In Thompson Thrift, a subcontractor was terminated from a project after slightly more than one-half the project had been completed. At the time the subcontractor executed his last partial lien waiver, and, shortly before being ordered off of the project, the subcontractor was owed $77,310 in retainage and $80,514.11 in change orders. Per the contract documents, the retainage was not payable at the time the partial lien waivers were signed. The parties had also previously agreed that all change orders would be calculated at the end of the project. Therefore, neither retainage nor change order payments were owed to the subcontractor at the time the partial lien waivers had been executed.

The prime contractor argued that the subcontractor’s claims for retainage and change orders were waived by virtue of the partial lien waivers. The trial court disagreed, holding that those sums were not due at the time the waivers were executed and thus were not waived. On appeal, the 5th District affirmed the trial court’s order and held that the subcontractor was owed the retainage and change order amounts. In so holding, the court held that sums not due at the time of the waiver’s signature cannot be excluded by virtue of the agreement between the parties and the waiver’s language when the waiver only provides that the subcontractor is waiving claims for the sums having come due on or before the date the waiver is signed.

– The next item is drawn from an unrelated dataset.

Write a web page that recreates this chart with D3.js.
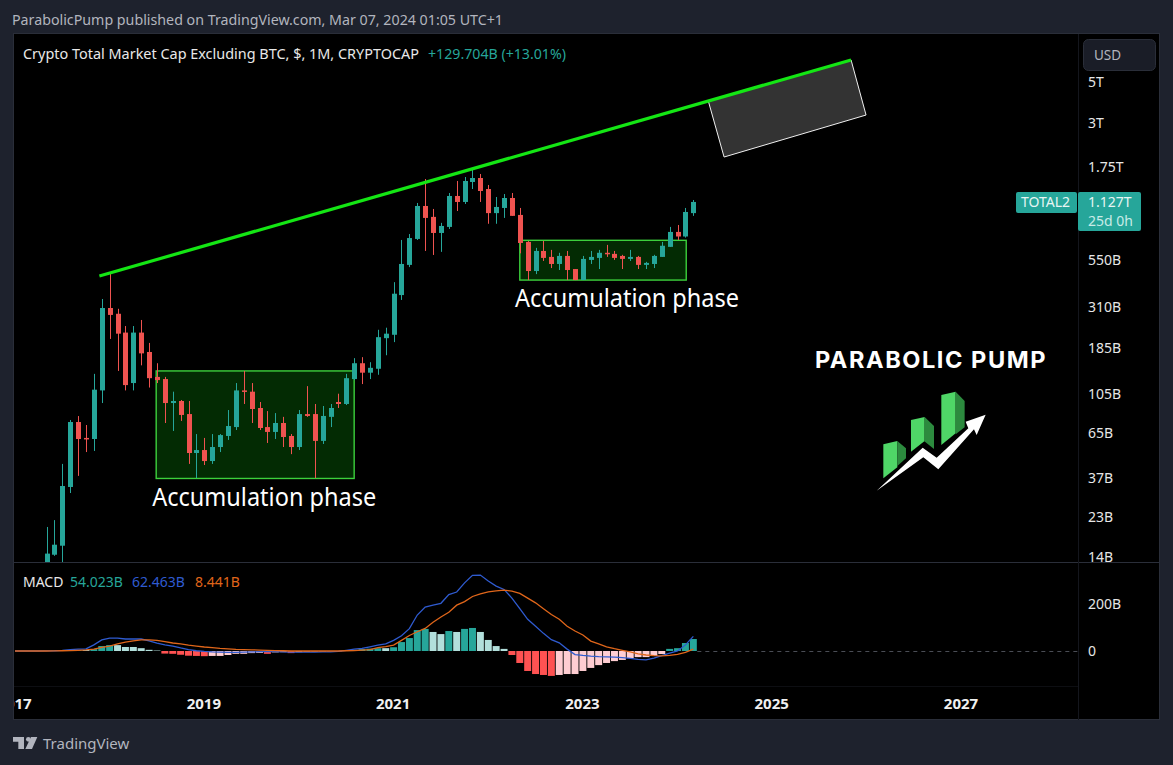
<!DOCTYPE html>
<html>
  <head>
    <title>Crypto Total Market Cap Excluding BTC</title>
    <script src="https://d3js.org/d3.v7.min.js" charset="utf-8"></script>
    <style>
      html, body { margin: 0; padding: 0; background: #1e222d; }
      svg { display: block; }
      text { font-family: "Noto Sans", sans-serif; }
    </style>
  </head>
  <body>
    <script>
      // month number since Jan 2017 of the first bar on screen (May 2017), values in billions of USD
      var firstMonth = 4;
      var opens = [11.2,14.4,16.1,33.3,74.4,61.1,60.3,110,305,284,225,120.5,225,177,130,126.6,94.1,96.5,82.1,50.7,52.6,45.9,54.6,62.6,69.9,110,108.3,88.5,69.9,65.8,73.5,62.6,54.6,82.1,82.1,58.9,79.3,95.3,93,126.6,154,137,143.8,210,219,358,520,717,1078,942,772,832,1220,1133,1451,1524,1330,987,1052,1190,965,691,482,618,574,526,581,494,431,553,567,604,596,581,560,574,520,526,574,650,782,739,987];
      var highs = [20.3,22.1,44.3,76.3,80.1,71.7,135,341,470,302,244,244,263,198,154,130,108.3,97.7,96.5,64.1,61.1,64.1,64.1,86.3,120.5,140,120.5,95.3,85.2,83.1,79.3,64.1,86.3,116,93,90.7,93,105.6,135,164,166,156,233,239,420,708,762,1119,1505,1039,875,1266,1469,1543,1684,1602,1398,1205,1250,1266,1052,699,642,699,626,604,618,494,581,618,626,666,618,589,626,581,540,589,691,832,852,1052,1161];
      var lows = [11,14.2,12.7,30.9,38.2,51.3,52,94.1,208,140,110,110,150,114,120.5,73.5,66.6,75.4,44.3,37.2,43.7,44.3,51.3,59.6,67.4,93,73.5,67.4,57.4,60.3,54.6,50,52.6,79.3,37.2,56.7,69.9,88.5,91.8,125,119,126.6,133.5,170,200,337,506,708,618,588,611,811,1013,1105,1330,1133,865,865,930,954,600,431,464,546,500,488,431,431,431,526,494,574,553,494,546,494,494,500,574,650,708,729,954];
      var closes = [14.6,16.3,33.7,74.4,60.3,60.3,111,305,280,222,117.5,225,174,128,125,94.1,96.5,81.2,50.7,52.6,45.9,54.6,63.3,70.8,110,108.3,87.4,69.1,65.8,73.5,61.8,54.6,82.1,80.2,58.9,80.2,88.5,93,128,154,137,145.5,212.6,222,364,526,725,1078,930,772,842,1220,1133,1469,1524,1298,987,1065,1190,954,682,482,618,567,526,581,488,431,560,574,604,596,567,560,574,520,533,581,659,782,739,1001,1133];

      // the MACD series run from Jan 2017, where they are still flat
      var macdFirstMonth = 0;
      var histogram = [0,0,0,0,0.5,1,2,3,4,4,8,21,25,25,17,17,12,5,2,-11,-12,-16,-20,-21,-22,-21,-21,-17,-12,-12,-9,-8,-12,-6,-5,-9,-5,-3,-2,-2,-1,-1,1,5,8,10,12,12,16,38,55,89,94,81,72,85,81,94,98,81,47,21,9,-17,-51,-85,-98,-102,-106,-102,-98,-98,-85,-72,-60,-51,-43,-38,-30,-26,-26,-21,-13,9,12,34,51];
      var macdLine = [0,0,0,0,0.5,1,3,6,8,9,26,47,55,55,51,51,51,43,34,26,21,13,6,1,-2,-4,-5,-6,-6,-5,-4,-3,-3,-3,-4,-5,-5,-5,-5,-4,-4,-2,3,8,11,18,25,30,45,65,95,153,187,195,203,240,251,290,322,323,298,276,262,225,180,135,105,75,48,35,8,-15,-19,-22,-24,-25,-26,-28,-31,-36,-38,-30,-20,-9,0,26,62];
      var signalLine = [0,0,0,0,0,0.5,1,1.5,3,5,8,15,21,30,38,43,47,47,45,40,34,30,25,21,17,14,11,9,7,6,5,4,3,2,1,0,0,0,0,0,0,0,1,2,4,6,14,19,25,45,66,82,96,122,145,165,195,210,232,243,252,256,259,255,245,225,205,180,155,135,105,85,68,42,30,18,10,3,-4,-12,-17,-20,-21,-19,-14,-6,8];

      var priceTicks = [5000,3000,1750,550,310,185,105,65,37,23,14];
      var priceLabels = ["5T","3T","1.75T","550B","310B","185B","105B","65B","37B","23B","14B"];
      var macdTicks = [200,0];
      var macdLabels = ["200B","0"];
      var yearMonths = [0,24,48,72,96,120];
      var yearLabels = ["2017","2019","2021","2023","2025","2027"];

      // drawings on the chart: [month number, billions]
      var trendLine = [[10.7,453],[106,6565]];
      var projection = [[87.9,3952],[106,6565],[107.9,3323],[89.9,1976]];
      var accumulation = [
        { from: 17.9, to: 43, top: 140, bottom: 37, labelMonth: 17.4, labelPrice: 26.2 },
        { from: 64, to: 85.1, top: 705, bottom: 431, labelMonth: 63.4, labelPrice: 309.6 }
      ];

      // logo shapes, drawn at a third of this size
      var logoBarsFront = [
        [[250,313],[292,303],[292,382],[250,415]],
        [[333,240],[374,231],[374,303],[333,335]],
        [[424,165],[467,155],[467,280],[424,315]]
      ];
      var logoBarsSide = [
        [[292,303],[318,325],[318,355],[292,378]],
        [[374,231],[402,258],[402,327],[372,303]],
        [[467,155],[494,183],[494,262],[467,283]]
      ];
      var logoArrow = [[230,452],[368,323],[410,353],[505,265],[497,245],[557,224],[530,285],[522,268],[415,388],[370,352]];

      var width = 1173;
      var height = 765;
      var bullColor = "#26a69a";
      var bearColor = "#ef5350";

      var svg = d3.select("body")
        .append("svg")
        .attr("width", width)
        .attr("height", height);

      var defs = svg.append("defs");
      defs.append("clipPath").attr("id", "mainClip").append("rect")
        .attr("x", 14).attr("y", 34).attr("width", 1064).attr("height", 528);
      defs.append("clipPath").attr("id", "macdClip").append("rect")
        .attr("x", 14).attr("y", 563).attr("width", 1064).attr("height", 123);
      defs.append("clipPath").attr("id", "timeClip").append("rect")
        .attr("x", 14).attr("y", 687).attr("width", 1064).attr("height", 33);

      // black chart area and its frame
      svg.append("rect")
        .attr("x", 13.5).attr("y", 33.5).attr("width", 1146).attr("height", 686)
        .attr("fill", "#000").attr("stroke", "#2a2e39");
      svg.append("line").attr("x1", 14).attr("x2", 1160).attr("y1", 562.5).attr("y2", 562.5)
        .attr("stroke", "#2a2e39");
      svg.append("line").attr("x1", 14).attr("x2", 1078).attr("y1", 686.5).attr("y2", 686.5)
        .attr("stroke", "#0d0e12");
      svg.append("line").attr("x1", 1078.5).attr("x2", 1078.5).attr("y1", 34).attr("y2", 720)
        .attr("stroke", "#14161d");

      var x = d3.scaleLinear().domain([0,24]).range([15,204.3]);
      var y = d3.scaleLog().domain([14,5000]).range([557,82]);
      var yMacd = d3.scaleLinear().domain([0,200]).range([651,604]);

      var candles = opens.map(function(o, i) {
        return { month: firstMonth + i, open: o, high: highs[i], low: lows[i], close: closes[i] };
      });

      var main = svg.append("g").attr("clip-path", "url(#mainClip)");

      // accumulation boxes go under the candles
      main.selectAll("rect.box")
        .data(accumulation)
        .enter()
        .append("rect")
        .attr("class", "box")
        .attr("x", function(d) { return x(d.from); })
        .attr("y", function(d) { return y(d.top); })
        .attr("width", function(d) { return x(d.to) - x(d.from); })
        .attr("height", function(d) { return y(d.bottom) - y(d.top); })
        .attr("fill", "#032b03")
        .attr("stroke", "#3cd03c")
        .attr("stroke-width", 1.4);

      main.selectAll("line.wick")
        .data(candles)
        .enter()
        .append("line")
        .attr("class", "wick")
        .attr("x1", function(d) { return Math.round(x(d.month)) + 0.5; })
        .attr("x2", function(d) { return Math.round(x(d.month)) + 0.5; })
        .attr("y1", function(d) { return y(d.high); })
        .attr("y2", function(d) { return y(d.low); })
        .attr("stroke", function(d) { return d.close >= d.open ? bullColor : bearColor; });

      main.selectAll("rect.body")
        .data(candles)
        .enter()
        .append("rect")
        .attr("class", "body")
        .attr("x", function(d) { return Math.round(x(d.month)) - 2; })
        .attr("width", 5)
        .attr("y", function(d) { return y(Math.max(d.open, d.close)); })
        .attr("height", function(d) { return Math.max(1.5, Math.abs(y(d.open) - y(d.close))); })
        .attr("fill", function(d) { return d.close >= d.open ? bullColor : bearColor; });

      // trend line and grey projection box
      var lineGen = d3.line()
        .x(function(d) { return x(d[0]); })
        .y(function(d) { return y(d[1]); });

      main.append("path")
        .attr("d", lineGen(projection) + "Z")
        .attr("fill", "#333333")
        .attr("stroke", "#f0f0f0")
        .attr("stroke-width", 1);

      main.append("path")
        .attr("d", lineGen(trendLine))
        .attr("fill", "none")
        .attr("stroke", "#14e614")
        .attr("stroke-width", 3.2);

      main.selectAll("text.phase")
        .data(accumulation)
        .enter()
        .append("text")
        .attr("class", "phase")
        .attr("x", function(d) { return x(d.labelMonth); })
        .attr("y", function(d) { return y(d.labelPrice); })
        .attr("fill", "#fff")
        .attr("font-size", 25)
        .attr("textLength", 224)
        .attr("lengthAdjust", "spacingAndGlyphs")
        .text("Accumulation phase");

      // MACD pane
      var macd = svg.append("g").attr("clip-path", "url(#macdClip)");

      macd.append("line")
        .attr("x1", x(86) + 4).attr("x2", 1078)
        .attr("y1", yMacd(0) + 0.5).attr("y2", yMacd(0) + 0.5)
        .attr("stroke", "#4a4d55")
        .attr("stroke-dasharray", "4 4");

      macd.selectAll("rect.hist")
        .data(histogram)
        .enter()
        .append("rect")
        .attr("class", "hist")
        .attr("x", function(d, i) { return x(macdFirstMonth + i) - 3.5; })
        .attr("width", 7)
        .attr("y", function(d) { return yMacd(Math.max(d, 0)); })
        .attr("height", function(d) { return Math.abs(yMacd(d) - yMacd(0)); })
        .attr("fill", function(d, i) {
          var prev = i > 0 ? histogram[i - 1] : 0;
          if (d >= 0) return d > prev ? "#26a69a" : "#b2dfdb";
          return d < prev ? "#ff5252" : "#ffcdd2";
        });

      var macdGen = d3.line()
        .x(function(d, i) { return x(macdFirstMonth + i); })
        .y(function(d) { return yMacd(d); });

      macd.append("path").attr("d", macdGen(macdLine))
        .attr("fill", "none").attr("stroke", "#2f5bd0").attr("stroke-width", 1.3);
      macd.append("path").attr("d", macdGen(signalLine))
        .attr("fill", "none").attr("stroke", "#e0661a").attr("stroke-width", 1.3);

      // axes
      function styleAxis(g, color, size, weight) {
        g.select(".domain").remove();
        g.selectAll(".tick line").remove();
        g.selectAll("text")
          .attr("fill", color)
          .style("font-family", '"Noto Sans", sans-serif')
          .style("font-size", size + "px")
          .style("font-weight", weight);
      }

      var priceAxis = svg.append("g")
        .attr("transform", "translate(1080,0)")
        .call(d3.axisRight(y)
          .tickValues(priceTicks)
          .tickFormat(function(d, i) { return priceLabels[i]; })
          .tickSize(0)
          .tickPadding(8));
      styleAxis(priceAxis, "#e6e6e6", 14, 400);

      var macdAxis = svg.append("g")
        .attr("transform", "translate(1080,0)")
        .call(d3.axisRight(yMacd)
          .tickValues(macdTicks)
          .tickFormat(function(d, i) { return macdLabels[i]; })
          .tickSize(0)
          .tickPadding(8));
      styleAxis(macdAxis, "#e6e6e6", 14, 400);

      var timeAxis = svg.append("g")
        .attr("clip-path", "url(#timeClip)")
        .append("g")
        .attr("transform", "translate(-1,694)")
        .call(d3.axisBottom(x)
          .tickValues(yearMonths)
          .tickFormat(function(d, i) { return yearLabels[i]; })
          .tickSize(0)
          .tickPadding(4));
      styleAxis(timeAxis, "#f0f0f0", 15, 700);

      // header, legends, footer
      function label(txt, px, py, color, size, weight, len) {
        var t = svg.append("text")
          .attr("x", px).attr("y", py)
          .attr("fill", color)
          .attr("font-size", size)
          .attr("font-weight", weight || 400)
          .text(txt);
        if (len) t.attr("textLength", len).attr("lengthAdjust", "spacingAndGlyphs");
        return t;
      }

      label("ParabolicPump published on TradingView.com, Mar 07, 2024 01:05 UTC+1", 12, 25, "#b2b5be", 14, 400, 491);
      label("Crypto Total Market Cap Excluding BTC, $, 1M, CRYPTOCAP", 23, 59, "#e8e8e8", 14, 400, 396);
      label("+129.704B (+13.01%)", 428, 59, "#26a69a", 14, 400, 138);
      label("MACD", 23, 587, "#e8e8e8", 14);
      label("54.023B", 70, 587, "#26a69a", 14);
      label("62.463B", 132, 587, "#2f5bd0", 14);
      label("8.441B", 195, 587, "#e0661a", 14);

      svg.append("rect")
        .attr("x", 1083.5).attr("y", 39.5).attr("width", 72).attr("height", 31).attr("rx", 5)
        .attr("fill", "#1a1d27").attr("stroke", "#2a2e39");
      label("USD", 1094, 60, "#b2b5be", 13.5);

      // last price tag
      svg.append("rect").attr("x", 1016).attr("y", 192).attr("width", 61).attr("height", 21)
        .attr("rx", 2).attr("fill", bullColor);
      svg.append("rect").attr("x", 1078).attr("y", 192).attr("width", 63).attr("height", 39)
        .attr("rx", 2).attr("fill", bullColor);
      label("TOTAL2", 1021, 207, "#e6f5f3", 14);
      label("1.127T", 1088, 207, "#e6f5f3", 14);
      label("25d 0h", 1088, 226, "#c8ebe7", 14);

      // Parabolic Pump logo
      label("PARABOLIC PUMP", 815, 368, "#fff", 23, 700, 232)
        .style("font-family", "Inter, sans-serif")
        .style("letter-spacing", "1.5px");

      var logo = svg.append("g").attr("transform", "translate(800,340) scale(0.3333)");
      var polyPoints = function(d) { return d.join(" "); };
      logo.selectAll("polygon.front").data(logoBarsFront).enter().append("polygon")
        .attr("class", "front").attr("points", polyPoints).attr("fill", "#4fd667");
      logo.selectAll("polygon.side").data(logoBarsSide).enter().append("polygon")
        .attr("class", "side").attr("points", polyPoints).attr("fill", "#2c8a3e");
      logo.append("polygon").attr("points", polyPoints(logoArrow)).attr("fill", "#fff");

      // TradingView mark and name
      var tvMark = svg.append("g").attr("transform", "translate(0,560) scale(0.3333)").attr("fill", "#b2b5be");
      tvMark.append("path").attr("d", "M39 531H72V567H55V545H39Z");
      tvMark.append("circle").attr("cx", 85).attr("cy", 538).attr("r", 7);
      tvMark.append("path").attr("d", "M93 531H112L96 567H76Z");
      label("TradingView", 43, 749, "#b2b5be", 15);
    </script>
  </body>
</html>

The court also held that the subcontractor could recover the amounts for the retainage and the change orders despite the fact that the subcontractor failed to include said amounts in the lien itself. In so holding, the court found that Ohio “Courts have held that a lien is not invalidated if the state amount is incorrect when the lienholder testifies to the amount of the lien. In re Quaistan Corp., 303 B.R. 149 (Bankr. S.D. Ohio 2003); Thomas v. Huesman, 10 Ohio St. 152 (1859); Tucker Construction, Inc. v. Kitchen, 9th Dist. Summit No. 16636, 1995 WL 89431 (March 1, 1995).”

Key Takeaways

  • Amounts earned but not yet payable and not specifically waived in a lien waiver are not waived by a contractor.
  • Lienholders are not limited by the amount listed on their mechanic’s lien so long as they provide evidence as to the additional sums owed and can prove they are entitled to recovery.